The story was built around the fact that this competition was never actually finished.

Most of Paul`s piece surrounded the semi-final between Cork Nationals (later to become Blackrock) and St Finbarr's, which was never concluded, while only a passing reference was made of the team who had already won its way to the final. That team was Passage which is my own club.

He correctly states that this championship had 22 entrants with the Aghada club fielding two teams.

Passage defeated Charleville in the first round of that championship and in the following rounds disposed of Cloyne, Inniscarra, and Little Island in that order. These victories set up a semi-final against a highly fancied Tower Street team.
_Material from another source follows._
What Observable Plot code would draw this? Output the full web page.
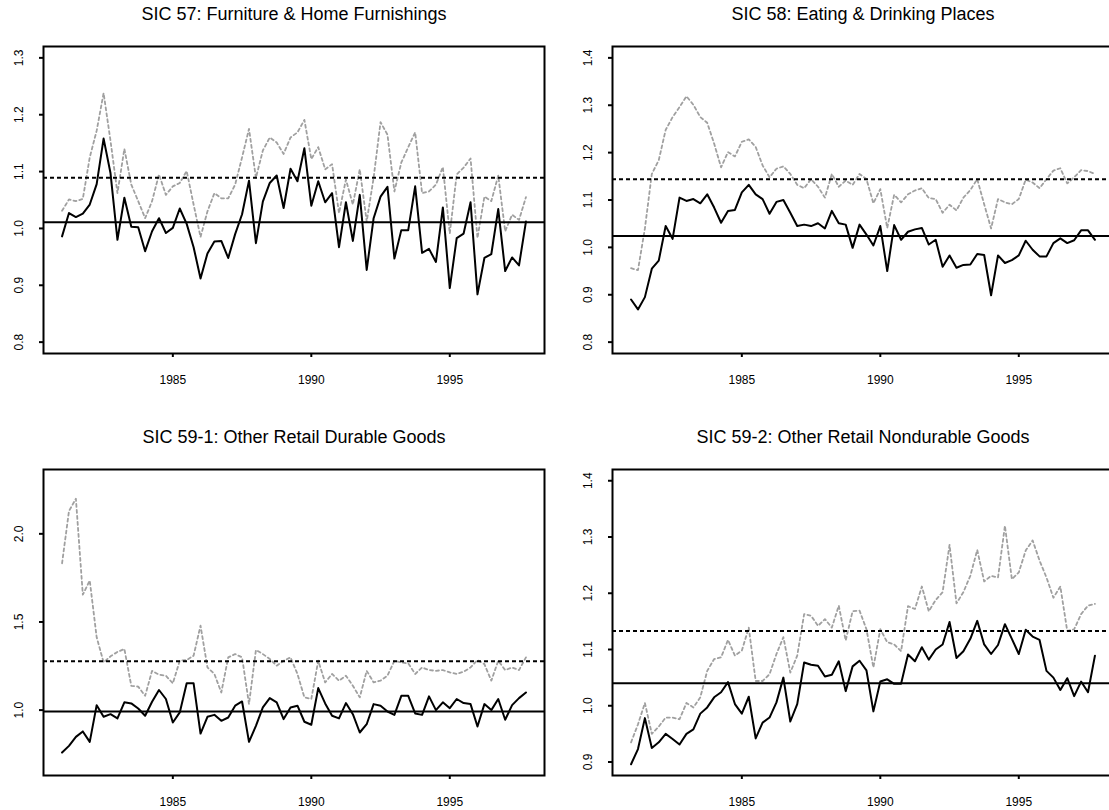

Passage, however, prevailed on a score of 3-4 to 1-6.

However, the ongoing dispute between Cork Nationals and St Finbarr's in the other semi-final left Passage without an opponent in what should have been a historic occasion.

As my own great-grandfather, Ned Cadogan, was chairman of the Passage club at that time, I have heard many stories passed down to me relating to that episode.

It was quite understandable that there was a lot of bitterness in Passage when Cork Nationals were awarded the county title particularly when they had not even reached the final and were the cause of the dispute when they would not accept a decision by the referee. Passage had, of course, won five championship games while Cork Nationals had only won three.

Since that decision 144 years ago there has been a perception in Cork GAA circles that the big clubs, until recent years, held too much sway in the running of our games.

All clubs, big and small, have a major role to play in the success of our great association, but I must say it has been very satisfying in recent years to see the smaller clubs in our county strutting their stuff in county finals on the big stages in Påirc U Chaoimh and Påirc Uí Rinn.